__Short problem__. Reproduce the listing below exactly. Pictures do not belong in the copy.

__Material__.

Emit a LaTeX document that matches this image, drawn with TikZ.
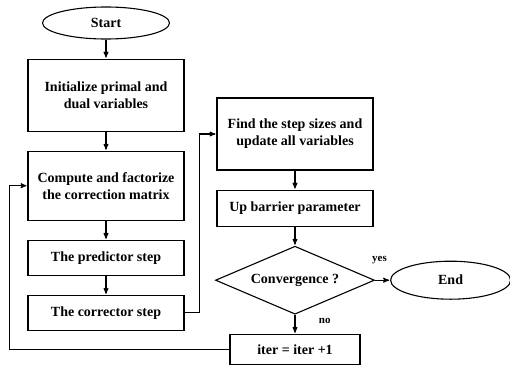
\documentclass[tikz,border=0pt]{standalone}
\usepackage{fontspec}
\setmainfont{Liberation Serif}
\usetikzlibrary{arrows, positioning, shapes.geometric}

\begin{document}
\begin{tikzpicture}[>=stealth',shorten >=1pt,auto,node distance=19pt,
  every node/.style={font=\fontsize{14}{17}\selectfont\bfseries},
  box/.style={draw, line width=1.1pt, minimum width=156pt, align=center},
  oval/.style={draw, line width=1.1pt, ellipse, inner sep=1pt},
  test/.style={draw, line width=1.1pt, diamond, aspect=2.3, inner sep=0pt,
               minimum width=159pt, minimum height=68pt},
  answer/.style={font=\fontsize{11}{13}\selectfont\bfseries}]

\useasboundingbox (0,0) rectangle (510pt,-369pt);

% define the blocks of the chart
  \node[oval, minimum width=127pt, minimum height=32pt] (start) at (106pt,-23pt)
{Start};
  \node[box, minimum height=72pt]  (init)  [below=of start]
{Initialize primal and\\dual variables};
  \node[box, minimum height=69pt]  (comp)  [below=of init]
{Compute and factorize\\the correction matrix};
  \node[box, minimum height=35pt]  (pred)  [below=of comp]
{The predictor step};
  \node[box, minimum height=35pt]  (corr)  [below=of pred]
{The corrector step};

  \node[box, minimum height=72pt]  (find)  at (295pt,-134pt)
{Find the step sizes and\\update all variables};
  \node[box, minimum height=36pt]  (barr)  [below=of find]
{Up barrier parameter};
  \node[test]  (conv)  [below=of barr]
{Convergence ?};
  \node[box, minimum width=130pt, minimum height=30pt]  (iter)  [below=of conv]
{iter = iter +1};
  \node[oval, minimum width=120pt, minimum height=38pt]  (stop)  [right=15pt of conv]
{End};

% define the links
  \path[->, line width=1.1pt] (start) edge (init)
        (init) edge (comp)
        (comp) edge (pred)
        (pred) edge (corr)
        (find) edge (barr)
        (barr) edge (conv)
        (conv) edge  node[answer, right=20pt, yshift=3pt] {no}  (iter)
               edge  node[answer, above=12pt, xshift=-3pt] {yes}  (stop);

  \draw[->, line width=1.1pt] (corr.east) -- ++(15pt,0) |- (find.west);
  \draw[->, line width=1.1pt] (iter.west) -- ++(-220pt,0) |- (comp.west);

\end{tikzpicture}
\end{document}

__The reply__.
Emit a LaTeX document that matches this image, drawn with TikZ.
\documentclass[tikz,border=0pt]{standalone}
\usepackage{fontspec}
\setmainfont{Liberation Serif}
\usetikzlibrary{arrows, positioning, shapes.geometric}

\begin{document}
\begin{tikzpicture}[>=stealth',shorten >=1pt,auto,node distance=19pt,
  every node/.style={font=\fontsize{14}{17}\selectfont\bfseries},
  box/.style={draw, line width=1.1pt, minimum width=156pt, align=center},
  oval/.style={draw, line width=1.1pt, ellipse, inner sep=1pt},
  test/.style={draw, line width=1.1pt, diamond, aspect=2.3, inner sep=0pt,
               minimum width=159pt, minimum height=68pt},
  answer/.style={font=\fontsize{11}{13}\selectfont\bfseries}]

\useasboundingbox (0,0) rectangle (510pt,-369pt);

% define the blocks of the chart
  \node[oval, minimum width=127pt, minimum height=32pt] (start) at (106pt,-23pt)
{Start};
  \node[box, minimum height=72pt]  (init)  [below=of start]
{Initialize primal and\\dual variables};
  \node[box, minimum height=69pt]  (comp)  [below=of init]
{Compute and factorize\\the correction matrix};
  \node[box, minimum height=35pt]  (pred)  [below=of comp]
{The predictor step};
  \node[box, minimum height=35pt]  (corr)  [below=of pred]
{The corrector step};

  \node[box, minimum height=72pt]  (find)  at (295pt,-134pt)
{Find the step sizes and\\update all variables};
  \node[box, minimum height=36pt]  (barr)  [below=of find]
{Up barrier parameter};
  \node[test]  (conv)  [below=of barr]
{Convergence ?};
  \node[box, minimum width=130pt, minimum height=30pt]  (iter)  [below=of conv]
{iter = iter +1};
  \node[oval, minimum width=120pt, minimum height=38pt]  (stop)  [right=15pt of conv]
{End};

% define the links
  \path[->, line width=1.1pt] (start) edge (init)
        (init) edge (comp)
        (comp) edge (pred)
        (pred) edge (corr)
        (find) edge (barr)
        (barr) edge (conv)
        (conv) edge  node[answer, right=20pt, yshift=3pt] {no}  (iter)
               edge  node[answer, above=12pt, xshift=-3pt] {yes}  (stop);

  \draw[->, line width=1.1pt] (corr.east) -- ++(15pt,0) |- (find.west);
  \draw[->, line width=1.1pt] (iter.west) -- ++(-220pt,0) |- (comp.west);

\end{tikzpicture}
\end{document}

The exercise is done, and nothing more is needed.